Cronache

Pedopornografia online, scoperta una rete di pedofili in 12 Regioni

Vendevano immagini e video pedopornografici in cambio di pagamenti su conti online, incluse sex chat e video chat dal vivo. Un minorenne ideatore del business

Pedopornografia online, scoperta una rete di pedofili in 12 Regioni

Sgominata dalla polizia postale una rete di pedofili italiani che su una nota piattaforma di messaggistica scambiavano materiale pedopornografico. Le immagini venivano realizzate anche da adolescenti e vendute online con un 'listino prezzi' per ogni prestazione richiesta. Oltre 100 investigatori del centro nazionale di protezione dei minori del servizio polizia postale di Roma e della polizia postale e delle comunicazioni di Bari e Foggia, hanno eseguito perquisizioni personali, informatiche e sequestri in 12 regioni e 17 province volte al contrasto della pedopornografia online, con il coordinamento delle Procure della Repubblica presso il Tribunale e per i Minorenni di Bari.

Vendevano online immagini e video pedopornografici

L'indagine, spiega una nota, scaturita da una segnalazione di due genitori insospettiti dall'intenso utilizzo di alcuni social network della figlia adolescente, ha portato all'emersione di un vero e proprio sistema consolidato di vendita online di immagini e video pedopornografici e pornografici autoprodotti da adolescenti e maggiorenni ed inviati in cambio di pagamenti su conti online. Gli accordi avvenivano attraverso chat private sulla scorta di un 'listino prezzi' pubblicato online che prevedeva oltre che l'invio di immagini e video gia' prodotti, anche sex chat e video chat dal vivo.

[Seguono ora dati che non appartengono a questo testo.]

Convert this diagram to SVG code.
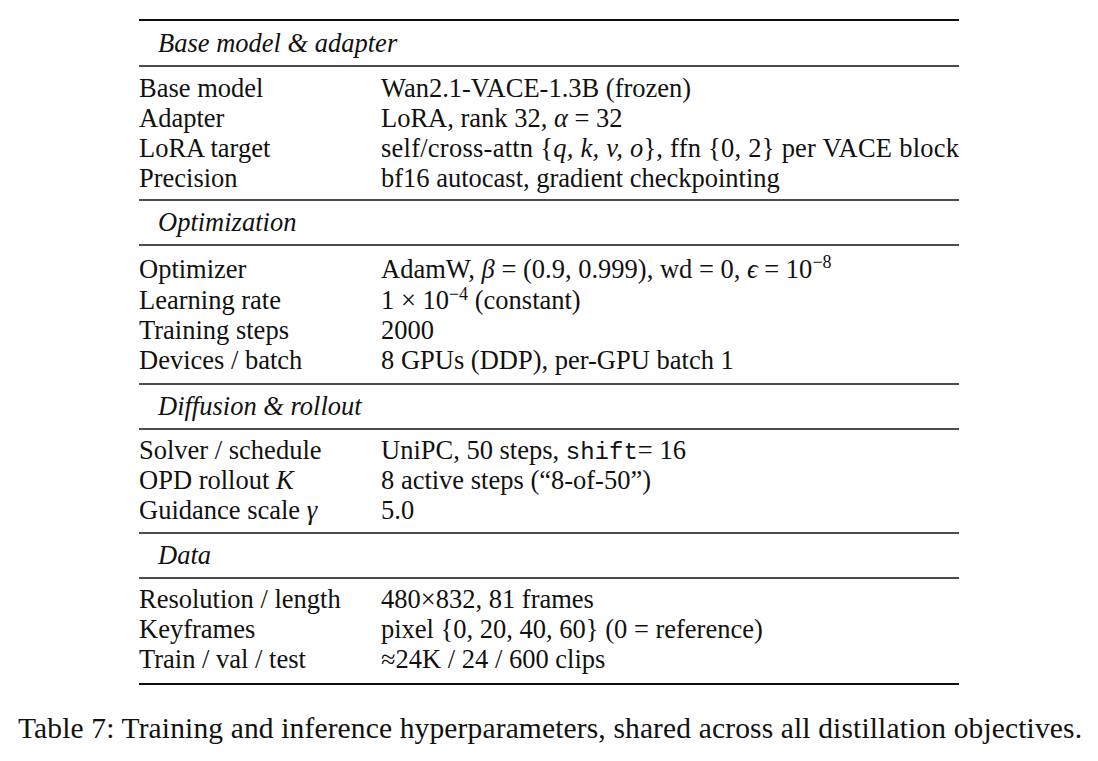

Un minorenne ideatore del business

Tra le figure perquisite, c'è anche un amico della ragazza adolescente, i cui genitori, con la loro segnalazione, hanno permesso l'avvio delle attività investigative. Il giovane, minorenne anche lui, è considerato a tutti gli effetti l'ideatore del business. In base a quanto ricostruito dagli agenti della polizia postale, utilizzando l’account della ragazza, in cambio di piccole somme di denaro, si sostituiva a lei chattando con diversi utenti, a cui prometteva l’invio di materiale a sfondo sessuale. Per le immagini o i messaggi inviati, poi si faceva pagare dei corrispettivi in denaro, differenziati per tariffe. Il punto fondamentale dell'indagine, denominata "Pay to see", sono state le perquisizioni eseguite in 12 regioni e 17 province, che hanno consentito di sequestrare un grande numero di dispositivi che contenevano materiale pedopornografico. Un centinaio di agenti hanno eseguito i decreti di perquisizione e sequestro nelle province di Bari, Foggia, Roma, Monza Brianza, Varese, Cremona, Siena, Agrigento, Palermo, Bologna, Fermo, Ascoli Piceno, Treviso, Chieti, Savona, Imperia e Torino. Dall’attività svolta è emerso un quadro preoccupante sul crescente utilizzo distorto dello strumento informatico da parte di soggetti sempre più giovani, inconsapevoli della portata delle azioni compiute. Sono in corso, da parte degli esperti della polizia Postale, analisi di tutti i supporti sequestrati per acquisire le prove informatiche e verificare il coinvolgimento di altri soggetti. Si sta anche cercando di tracciare con chiarezza la diffusione del fenomeno, che potrebbe essere anche più largo di come apparso in questa prima fase di indagine.

In chat anche il tariffario delle prestazioni

All'interno del cellulare del minorenne è stata trovata una sorta di listino prezzi per prestazioni di carattere sessuale on line, con tariffe differenziate a seconda delle richieste. Scioccanti alcune delle diciture trovate: “Videochiamata 45 min, omaggio 10 foto 1 video e 3 dediche = 40€”; “Videochiamata 1 ora e mezza (se si vuole anche in vari orari) = 50€”; “Sexchat 45 minuti in cui faccio da schiava = 30€”; “10 foto dei piedini. Omaggio audio in cui dico porcate =10 €”; “10 foto a scelta + video masturbazione. Omaggio audio in cui dico porcate = 20€”. L’attività degli agenti ha permesso di identificare gli utenti che avevano pagato per le prestazioni richieste: i pagamenti tracciati sono stati la prova che ha portato l'Autorità giudiziaria ad emettere 21 decreti.